Thursday, February 08, 2007

Brincadeira com Barro


Havia um tempo em que brincávamos com barro. Quando a chuva deixava úmida a terra era uma festa. O barro era colhido com as mãos em barrancos. Haviam vários barrancos que disputávamos. Os meninos que tinham coragem e liberdade de ir mais longe traziam em suas mãos o barro de melhor qualidade, sem mato, sem tocos de madeira e faziam cavalinhos, boizinhos e carrinhos-de-boi.
As meninas faziam panelinhas. E nosso barranco preferido era o da casa de Maria “Três Saias” ou Lia, para os íntimos, os que a queriam bem e os “filantrópicos” que lhe davam alguma assistência.
A casa de Lia – eu queria bem – ficava na antiga Rua do Pontaleite e era um pouco recuada. Diziam que a velha era feiticeira. Costumava espiar a casa dela quando deixava uma gretinha da porta aberta.
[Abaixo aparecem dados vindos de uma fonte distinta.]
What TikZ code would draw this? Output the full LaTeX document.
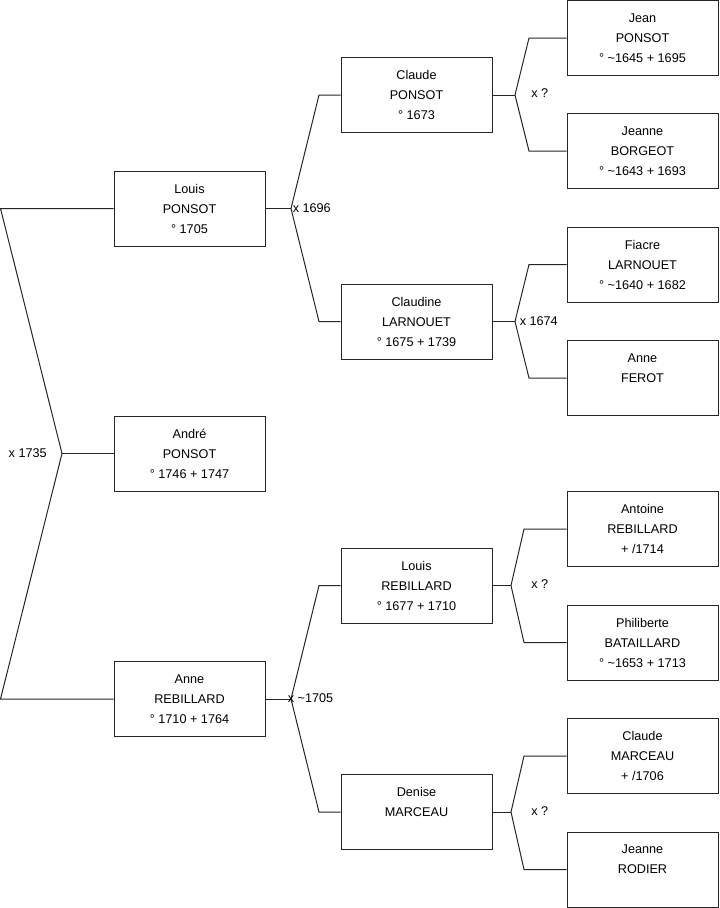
\documentclass[tikz,border=0pt]{standalone}
\usepackage{fontspec}
\setmainfont{Liberation Sans}
\begin{document}
\begin{tikzpicture}[x=0.75pt,y=-0.75pt,
  person/.style={draw=black!85,line width=0.75pt,minimum width=113.25pt,minimum height=56.25pt,
    inner sep=0pt,align=center,font=\fontsize{9.5}{15}\selectfont},
  conn/.style={draw=black!85,line width=0.75pt},
  lab/.style={font=\fontsize{9.5}{12}\selectfont,inner sep=0pt}]
\useasboundingbox (0,0) rectangle (719,908);
% column 1
\node[person] (louisP) at (189.5,208.5) {Louis\\PONSOT\\° 1705};
\node[person] (andre) at (189.5,453.5) {André\\PONSOT\\° 1746 + 1747};
\node[person] (anneR) at (189.5,699) {Anne\\REBILLARD\\° 1710 + 1764};
% column 2
\node[person] (claudeP) at (416.5,95) {Claude\\PONSOT\\° 1673};
\node[person] (claudine) at (416.5,321.5) {Claudine\\LARNOUET\\° 1675 + 1739};
\node[person] (louisR) at (416.5,585.5) {Louis\\REBILLARD\\° 1677 + 1710};
\node[person] (denise) at (416.5,812) {Denise\\MARCEAU\\\phantom{0}};
% column 3
\node[person] (jean) at (642.5,38) {Jean\\PONSOT\\° \textasciitilde1645 + 1695};
\node[person] (jeanneB) at (642.5,151) {Jeanne\\BORGEOT\\° \textasciitilde1643 + 1693};
\node[person] (fiacre) at (642.5,264.5) {Fiacre\\LARNOUET\\° \textasciitilde1640 + 1682};
\node[person] (anneF) at (642.5,378) {Anne\\FEROT\\\phantom{0}};
\node[person] (antoine) at (642.5,529) {Antoine\\REBILLARD\\+ /1714};
\node[person] (philib) at (642.5,642.5) {Philiberte\\BATAILLARD\\° \textasciitilde1653 + 1713};
\node[person] (claudeM) at (642.5,756) {Claude\\MARCEAU\\+ /1706};
\node[person] (jeanneR) at (642.5,869.5) {Jeanne\\RODIER\\\phantom{0}};
% junction points
\coordinate (r1) at (0.5,208.5);
\coordinate (r2) at (0.5,699);
\coordinate (j0) at (62,453.5);
\coordinate (j1) at (291,208.5);
\coordinate (j1a) at (319,95);
\coordinate (j1b) at (319,321.5);
\coordinate (j2) at (291,699);
\coordinate (j2a) at (319,585.5);
\coordinate (j2b) at (319,812);
\coordinate (j3) at (515,95);
\coordinate (j3a) at (529,38);
\coordinate (j3b) at (529,151);
\coordinate (j4) at (515,321.5);
\coordinate (j4a) at (529,264.5);
\coordinate (j4b) at (529,378);
\coordinate (j5) at (511,585.5);
\coordinate (j5a) at (524,529);
\coordinate (j5b) at (524,642.5);
\coordinate (j6) at (511,812);
\coordinate (j6a) at (524,756);
\coordinate (j6b) at (524,869.5);
% connectors
\draw[conn] (louisP.west) -- (r1) -- (j0) -- (r2) -- (anneR.west);
\draw[conn] (j0) -- (andre.west);
\draw[conn] (louisP.east) -- (j1);
\draw[conn] (claudeP.west) -- (j1a) -- (j1) -- (j1b) -- (claudine.west);
\draw[conn] (anneR.east) -- (j2);
\draw[conn] (louisR.west) -- (j2a) -- (j2) -- (j2b) -- (denise.west);
\draw[conn] (claudeP.east) -- (j3);
\draw[conn] (jean.west) -- (j3a) -- (j3) -- (j3b) -- (jeanneB.west);
\draw[conn] (claudine.east) -- (j4);
\draw[conn] (fiacre.west) -- (j4a) -- (j4) -- (j4b) -- (anneF.west);
\draw[conn] (louisR.east) -- (j5);
\draw[conn] (antoine.west) -- (j5a) -- (j5) -- (j5b) -- (philib.west);
\draw[conn] (denise.east) -- (j6);
\draw[conn] (claudeM.west) -- (j6a) -- (j6) -- (j6b) -- (jeanneR.west);
% marriage labels
\node[lab,anchor=east] (m0) at (47,453) {x 1735};
\node[lab,anchor=west] (m1) at (292.5,208) {x 1696};
\node[lab,anchor=west] (m2) at (287.5,698.5) {x \textasciitilde1705};
\node[lab,anchor=west] (m3) at (531,93) {x ?};
\node[lab,anchor=west] (m4) at (519.5,321) {x 1674};
\node[lab,anchor=west] (m5) at (531,584) {x ?};
\node[lab,anchor=west] (m6) at (531,811) {x ?};
\end{tikzpicture}
\end{document}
Havia muito mulambo, papel e uma escuridão terrível.
Lia fazia café toda manhã na casa de Dona Júlia, levava o pó, o açúcar e o bule. Sempre usava saias, por isso o apelido de “três saias”. Se eram três, nunca contei.
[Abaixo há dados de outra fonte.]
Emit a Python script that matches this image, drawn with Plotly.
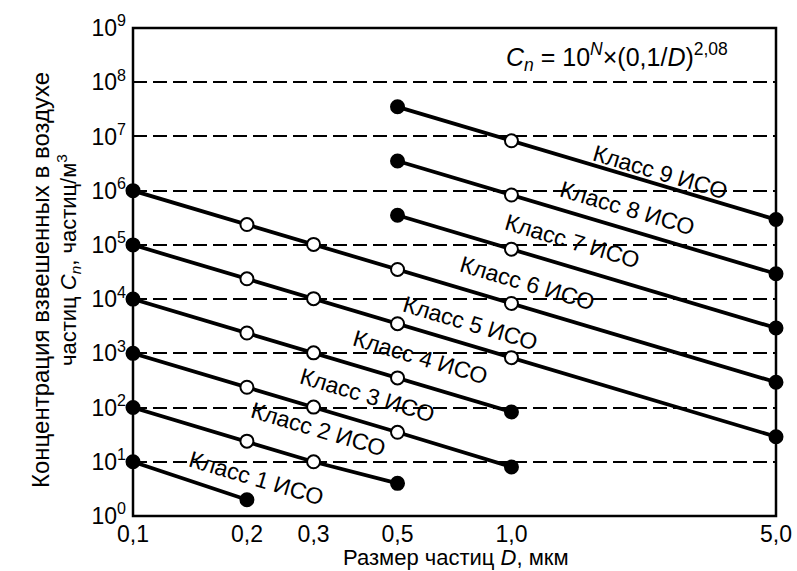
import plotly.graph_objects as go

# ---- data (ISO 14644-1 class limits, particles per m^3) ----
x_ticks = [0.1, 0.2, 0.3, 0.5, 1.0, 5.0]
x_ticklabels = ["0,1", "0,2", "0,3", "0,5", "1,0", "5,0"]
y_ticks = [1, 10, 1e2, 1e3, 1e4, 1e5, 1e6, 1e7, 1e8, 1e9]
y_ticklabels = ["10<sup>%d</sup>" % i for i in range(10)]

class_labels = ["Класс 1 ИСО", "Класс 2 ИСО", "Класс 3 ИСО", "Класс 4 ИСО", "Класс 5 ИСО",
                "Класс 6 ИСО", "Класс 7 ИСО", "Класс 8 ИСО", "Класс 9 ИСО"]

class1_d = [0.1, 0.2]
class1_c = [10, 2]
class2_d = [0.1, 0.2, 0.3, 0.5]
class2_c = [100, 24, 10, 4]
class3_d = [0.1, 0.2, 0.3, 0.5, 1.0]
class3_c = [1000, 237, 102, 35, 8]
class4_d = [0.1, 0.2, 0.3, 0.5, 1.0]
class4_c = [10000, 2370, 1020, 352, 83]
class5_d = [0.1, 0.2, 0.3, 0.5, 1.0, 5.0]
class5_c = [100000, 23700, 10200, 3520, 832, 29]
class6_d = [0.1, 0.2, 0.3, 0.5, 1.0, 5.0]
class6_c = [1000000, 237000, 102000, 35200, 8320, 293]
class7_d = [0.5, 1.0, 5.0]
class7_c = [352000, 83200, 2930]
class8_d = [0.5, 1.0, 5.0]
class8_c = [3520000, 832000, 29300]
class9_d = [0.5, 1.0, 5.0]
class9_c = [35200000, 8320000, 293000]

classes_d = [class1_d, class2_d, class3_d, class4_d, class5_d, class6_d, class7_d, class8_d, class9_d]
classes_c = [class1_c, class2_c, class3_c, class4_c, class5_c, class6_c, class7_c, class8_c, class9_c]

# ---- layout geometry ----
W, H = 797, 571
ML, MR, MT, MB = 133, 21, 28, 55
PW, PH = W - ML - MR, H - MT - MB

def px(x):
    return (x - ML) / PW

def py(y):
    return (H - MB - y) / PH

FONT = "Liberation Sans, Arial, sans-serif"

fig = go.Figure()
for d, c in zip(classes_d, classes_c):
    colors = ["black" if (i == 0 or i == len(d) - 1) else "white" for i in range(len(d))]
    fig.add_trace(go.Scatter(
        x=d, y=c, mode="lines+markers",
        line=dict(color="black", width=3.8),
        marker=dict(size=13, color=colors, line=dict(color="black", width=2)),
        cliponaxis=False, showlegend=False, hoverinfo="skip"))

# class labels positions (pixel centres in the figure)
label_pos = [(256, 478), (318, 429), (367, 395), (420, 357), (470, 323),
             (527, 283), (572, 241), (627, 208), (660, 172)]
for txt, (lx, ly) in zip(class_labels, label_pos):
    fig.add_annotation(x=px(lx), y=py(ly), xref="paper", yref="paper", text=txt,
                       showarrow=False, textangle=16.5, xanchor="center", yanchor="middle",
                       font=dict(family=FONT, size=23, color="black"))

# formula
fig.add_annotation(x=px(617), y=py(57), xref="paper", yref="paper",
                   text="<i>C<sub>n</sub></i> = 10<sup><i>N</i></sup>×(0,1/<i>D</i>)<sup>2,08</sup>",
                   showarrow=False, xanchor="center", yanchor="middle",
                   font=dict(family=FONT, size=25, color="black"))

# y title (two lines)
fig.add_annotation(x=px(40), y=py(280), xref="paper", yref="paper",
                   text="Концентрация взвешенных в воздухе", textangle=-90,
                   showarrow=False, xanchor="center", yanchor="middle",
                   font=dict(family=FONT, size=24, color="black"))
fig.add_annotation(x=px(68), y=py(260), xref="paper", yref="paper",
                   text="частиц <i>C<sub>n</sub></i>, частиц/м<sup>3</sup>", textangle=-90,
                   showarrow=False, xanchor="center", yanchor="middle",
                   font=dict(family=FONT, size=22, color="black"))

# x title
fig.add_annotation(x=px(456), y=py(557), xref="paper", yref="paper",
                   text="Размер частиц <i>D</i>, мкм",
                   showarrow=False, xanchor="center", yanchor="middle",
                   font=dict(family=FONT, size=22, color="black"))

# plot frame
fig.add_shape(type="rect", xref="paper", yref="paper", x0=0, y0=0, x1=1, y1=1,
              line=dict(color="black", width=2.5), layer="above")

fig.update_xaxes(type="log", range=[-1.0, 0.69898], tickvals=x_ticks, ticktext=x_ticklabels,
                 showgrid=False, zeroline=False, showline=False,
                 ticks="", automargin=False, ticklabelstandoff=2,
                 tickfont=dict(family=FONT, size=23, color="black"))
fig.update_yaxes(type="log", range=[0, 9], tickvals=y_ticks, ticktext=y_ticklabels,
                 showgrid=True, gridcolor="black", gridwidth=2, griddash="14px,6px",
                 zeroline=False, showline=False,
                 ticks="", automargin=False, ticklabelstandoff=6,
                 tickfont=dict(family=FONT, size=23, color="black"))

fig.update_layout(width=W, height=H, margin=dict(l=ML, r=MR, t=MT, b=MB, autoexpand=False),
                  plot_bgcolor="white", paper_bgcolor="white", showlegend=False)

fig.write_html("out.html", config={"displayModeBar": False},
               post_script="document.body.style.margin='0';")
Mas Lia nunca cismou quando arracávamos o barro do barranco em frente à sua casa e sentávamos numa calçada ali perto, horas a fio, amassando, modelando e permitindo ao nosso reino infantil massagear os sonhos das panelinhas de barro.
Também ali perto havia um pé de quiabento. O quiabento é uma planta repleta de espinhos e com folhas porosas. O contato do espinho com as folhas nos permitia traçar desenhos. E as colchinhas de quiabento, como chamávamos as folhas riscadas de espinhos, era outro entretenimento em que ocupávamos as mãos. Por mais anti-ecológica que fosse a brincadeira, afinal arrancávamos as folhas das plantas e seus espinhos para a manufatura, era uma brincadeira que permitia um processo espontâneo de criação. As folhinhas depois de bordadas era jogadas ao léu. E outra brincadeira começava.
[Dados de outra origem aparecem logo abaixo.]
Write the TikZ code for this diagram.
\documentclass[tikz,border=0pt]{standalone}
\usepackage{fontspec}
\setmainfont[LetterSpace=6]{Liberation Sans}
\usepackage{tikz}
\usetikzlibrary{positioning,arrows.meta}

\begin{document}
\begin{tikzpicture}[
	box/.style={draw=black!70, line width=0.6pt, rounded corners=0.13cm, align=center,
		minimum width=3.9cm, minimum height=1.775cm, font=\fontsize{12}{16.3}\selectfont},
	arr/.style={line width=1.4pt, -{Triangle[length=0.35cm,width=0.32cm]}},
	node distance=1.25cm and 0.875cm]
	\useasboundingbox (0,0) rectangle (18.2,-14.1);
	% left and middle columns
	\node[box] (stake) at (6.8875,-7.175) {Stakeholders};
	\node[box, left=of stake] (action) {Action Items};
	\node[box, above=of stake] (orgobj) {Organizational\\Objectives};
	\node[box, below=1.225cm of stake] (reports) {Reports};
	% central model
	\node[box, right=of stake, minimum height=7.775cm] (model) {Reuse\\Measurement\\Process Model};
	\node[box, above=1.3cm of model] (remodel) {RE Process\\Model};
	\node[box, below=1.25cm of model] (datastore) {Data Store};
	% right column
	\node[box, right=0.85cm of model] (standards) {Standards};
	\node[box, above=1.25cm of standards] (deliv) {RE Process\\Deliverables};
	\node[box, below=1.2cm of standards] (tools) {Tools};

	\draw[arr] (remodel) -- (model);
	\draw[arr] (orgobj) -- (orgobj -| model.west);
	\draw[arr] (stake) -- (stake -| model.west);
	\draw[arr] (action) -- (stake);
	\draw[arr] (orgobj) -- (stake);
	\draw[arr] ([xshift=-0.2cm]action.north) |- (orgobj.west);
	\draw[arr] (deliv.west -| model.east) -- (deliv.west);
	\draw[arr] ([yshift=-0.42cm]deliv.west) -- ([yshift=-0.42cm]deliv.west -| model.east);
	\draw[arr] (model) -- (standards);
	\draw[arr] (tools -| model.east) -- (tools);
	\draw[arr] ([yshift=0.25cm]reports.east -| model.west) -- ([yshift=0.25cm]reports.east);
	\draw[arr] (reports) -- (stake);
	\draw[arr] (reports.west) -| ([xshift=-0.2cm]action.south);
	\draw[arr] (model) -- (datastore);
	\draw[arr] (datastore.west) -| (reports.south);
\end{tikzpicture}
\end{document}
Com caquinhos de vidro que encontrávamos nos quintais e terreiros, criávamos verdadeiros banquetes. A comidinha era matinho verde, sementinhas e pedrinhas. E assim de mãos sujas e alma lavada estruturávamos nossas personalidades. Criança tem que pegar na terra, pisar no chão, cair, se sujar, se lambuzar e crescer assim manipulando, criando, tecendo, pintando e bordando.
Quando faltava luz, com as meninas mais velhas, fazíamos grandes rodas e cantarolando os hinos de nossa infância, embalávamos aqueles que anoiteciam. Os velhinhos de bengala, as moças casadoiras que pela praça passeavam e o homens da boa prosa na esquina.
Os meninos com papel de maço de cigarro faziam dinheiro. E assim compravam gado, mercadorias, tornavam-se muito ricos e escolhiam moças com quem casar. Eles também, os mais abastados, possuíam caminhõezinhos de madeira que dirigiam com destreza pela calçada talvez querendo exibir seu status quo. Impressionar mesmo. Ou sugestionar, que importa?
De vem em quando a brincadeira misturava meninos e meninas e aí era uma festa enorme. Era um tal de mãe chamar as mais velhas, já começando os namoros e assim surgiram os primeiros amores. Afetos que não passavam de sonhos.... Mas era assim, num tempo em que a gente era feliz.